Past and future, near and distant, profound and superficial, true and false, single and multiple, subjective and objective, static and dynamic, these are a few examples of the complex of antinomies that has grown up around the human being as the fruit of his mind. In constant and ever more gigantic expansion, the process began with the first men who walked the earth, and it has continued until today…”

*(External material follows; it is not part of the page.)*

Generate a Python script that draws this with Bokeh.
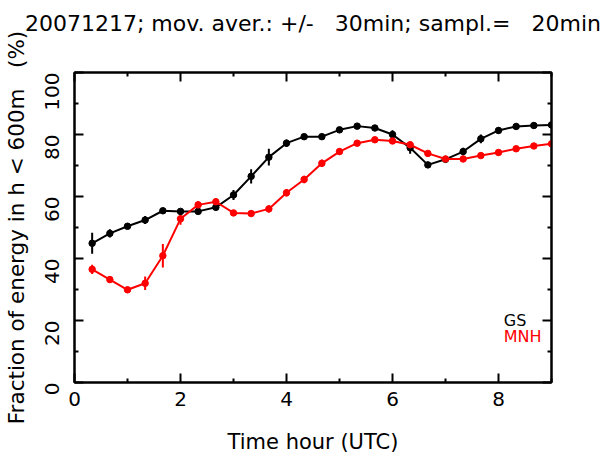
from bokeh.plotting import figure
from bokeh.models import Range1d, LinearAxis, Label, Whisker, ColumnDataSource, FixedTicker
from bokeh.embed import file_html
from bokeh.resources import INLINE
import math

hours = [0.333, 0.667, 1.0, 1.333, 1.667, 2.0, 2.333, 2.667, 3.0, 3.333, 3.667, 4.0, 4.333,
         4.667, 5.0, 5.333, 5.667, 6.0, 6.333, 6.667, 7.0, 7.333, 7.667, 8.0, 8.333, 8.667, 9.0]

gs = [44.9, 48.1, 50.4, 52.4, 55.4, 55.2, 55.2, 56.5, 60.5, 66.5, 72.7, 77.2, 79.3,
      79.3, 81.5, 82.7, 82.1, 80.0, 75.7, 70.2, 72.0, 74.5, 78.6, 81.3, 82.6, 82.9, 83.1]
gs_err = [3.4, 1.3, 1.0, 1.3, 0.8, 0.8, 0.8, 1.0, 1.6, 2.3, 2.7, 1.2, 0.8,
          0.8, 0.8, 0.8, 0.8, 1.4, 1.9, 1.0, 1.0, 1.2, 1.4, 1.0, 0.8, 0.8, 0.8]
mnh = [36.5, 33.2, 29.9, 32.0, 40.9, 52.8, 57.3, 58.3, 54.7, 54.5, 56.0, 61.2, 65.5,
       70.7, 74.5, 77.2, 78.3, 77.9, 76.7, 73.9, 72.1, 72.1, 73.2, 74.2, 75.4, 76.3, 77.0]
mnh_err = [1.5, 1.0, 1.0, 2.2, 3.8, 1.9, 1.2, 1.2, 0.8, 0.8, 1.2, 1.2, 1.2,
           1.2, 1.0, 0.8, 0.8, 0.8, 0.8, 0.8, 0.8, 0.8, 0.8, 0.8, 0.8, 0.8, 0.8]

x_ticks = [0, 2, 4, 6, 8]
x_minor = [1, 3, 5, 7, 9]
y_ticks = [0, 20, 40, 60, 80, 100]
y_minor = [10, 30, 50, 70, 90]

FONT = "DejaVu Sans"
NB = "\u00a0"
TITLE = "20071217; mov. aver.: +/-" + NB * 3 + "30min; sampl.=" + NB * 3 + "20min"

p = figure(frame_width=477, frame_height=310, output_backend="svg", toolbar_location=None,
           x_range=Range1d(0, 9), y_range=Range1d(0, 100),
           min_border_left=73, min_border_right=50, min_border_top=72, min_border_bottom=60)
p.grid.visible = False
p.outline_line_color = "black"
p.outline_line_width = 2
p.background_fill_color = "white"
p.border_fill_color = "white"

def style_axis(ax, ticks, minor, show_labels=True):
    ax.ticker = FixedTicker(ticks=ticks, minor_ticks=minor)
    ax.axis_line_width = 2
    ax.major_tick_in = 9
    ax.major_tick_out = 0
    ax.minor_tick_in = 4
    ax.minor_tick_out = 0
    ax.major_tick_line_width = 2
    ax.minor_tick_line_width = 2
    ax.major_label_text_font = FONT
    ax.major_label_text_font_size = "20px"
    ax.major_label_text_color = "black" if show_labels else None
    ax.axis_label_text_font = FONT
    ax.axis_label_text_font_size = "21px"
    ax.axis_label_text_font_style = "normal"
    ax.axis_label_text_color = "black"

style_axis(p.xaxis[0], x_ticks, x_minor)
style_axis(p.yaxis[0], y_ticks, y_minor)
p.xaxis[0].axis_label = "Time hour (UTC)"
p.xaxis[0].major_label_standoff = 9
p.xaxis[0].axis_label_standoff = 21
p.yaxis[0].axis_label = "Fraction of energy in h < 600m" + NB * 3 + "(%)"
p.yaxis[0].axis_label_text_font_size = "21.5px"
p.yaxis[0].major_label_orientation = math.pi / 2
p.yaxis[0].major_label_standoff = 23
p.yaxis[0].axis_label_standoff = 6

top = LinearAxis()
style_axis(top, x_ticks, x_minor, show_labels=False)
top.major_label_text_font_size = "1px"
top.major_label_standoff = 0
top.axis_label = TITLE
top.axis_label_text_font_size = "22px"
top.axis_label_standoff = 37
p.add_layout(top, "above")
right = LinearAxis()
style_axis(right, y_ticks, y_minor, show_labels=False)
right.major_label_text_font_size = "1px"
p.add_layout(right, "right")

src_gs = ColumnDataSource(dict(x=hours, y=gs, lo=[a - b for a, b in zip(gs, gs_err)],
                               hi=[a + b for a, b in zip(gs, gs_err)]))
src_mnh = ColumnDataSource(dict(x=hours, y=mnh, lo=[a - b for a, b in zip(mnh, mnh_err)],
                                hi=[a + b for a, b in zip(mnh, mnh_err)]))

for src, col in ((src_gs, "black"), (src_mnh, "red")):
    p.line("x", "y", source=src, line_color=col, line_width=2)
    p.add_layout(Whisker(source=src, base="x", lower="lo", upper="hi", dimension="height",
                         line_color=col, line_width=2, upper_head=None, lower_head=None))
    p.scatter("x", "y", source=src, size=6.5, fill_color=col, line_color=col)

p.add_layout(Label(x=8.1, y=20, text="GS", text_color="black", text_font=FONT,
                   text_font_size="16px", text_baseline="alphabetic"))
p.add_layout(Label(x=8.1, y=15, text="MNH", text_color="red", text_font=FONT,
                   text_font_size="16px", text_baseline="alphabetic"))

open("out.html", "w").write(file_html(p, INLINE))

The content of a constructed architectural space, one might say, is a subject matter introduced by intellect and feeling with meaning. In short, content is the meaning made visible. This is what Henri Matisse was getting at when he said that drawing is "not an exercise of particular dexterity, but above all a means of expressing intimate feelings and moods." So too the softly lit and warmly colored ambiance surrounding the icons in the Byzantine Fresco Chapel facilitates communication of the spiritual intent of the makers. Is there a high art, low art? What is art? Is art that which touches us deeply? Is it those things made by human hands, inspired by human hearts, which touch the human spirit, how we define art? If the human spirit is a part of the spirit of God then isn't the creation of art that loveliest of endeavors.

I have come to understand that there is central dispute among art historians and critics about who actually creates a work of art. The question being this, is it the artist or the viewer. I must ask, “Why so serious?” When in fact we must surely say it is the interaction of the three factors involved which is the creation of art.


In this tranquil space a viewer approaches the icons. She kneels before an alter. Immersed in this environment, surrounded by light, she is not alone. They are not two together but three as one. These three are artist, image, and viewer. The strength of this iconic gesture is almost overwhelming. The scent of this creation fills her being. All the rest fades away. All that remains is the image and the space enfolding them. In this moment its need becomes her need. She feels the beat of its heart and the strength of its life as her eyes embrace it, and through her eyes her soul. It is that mysterious primitive part which is unlike her, and yet completes her. She yearns for this which is not part of her to become her, like shining rain in a thunderstorm light spills and falls from one onto the other. Viewer, image, and maker are as one. For this brief time together they transcend the ordinary and enter the sublime. The world around is lost to her in those bright moments of pure bliss. Her deep overwhelming need finds its satisfaction. Her ecstasy uncoils from a hidden core. Starting deep within it blossoms like the warmest memory of all past forbidden pleasures. St Theresa understood this. This is what great art can achieve. And this achievement is done in concert. With out any of the three the one cannot flower. And it is in this flowering that the true intrinsic, unknowable, and unspeakable, beauty of the human situation is apparent.

As I leave the Menil Fresco Chapel I realize I have left another world behind. My body and spirit were in tenth century Byzantium, on the island of Cyprus. One thousand years ago I knelt in a small stone chapel, spiritually engaged with the myth of the Christ. I step out into the bright light of 21st-century America. Enveloping me is the perfume of an ancient, almost forgotten, time. I walk on into the day and that lingering sweet fragrance slowly fades.

I am left with a poignant longing to return to the chapel.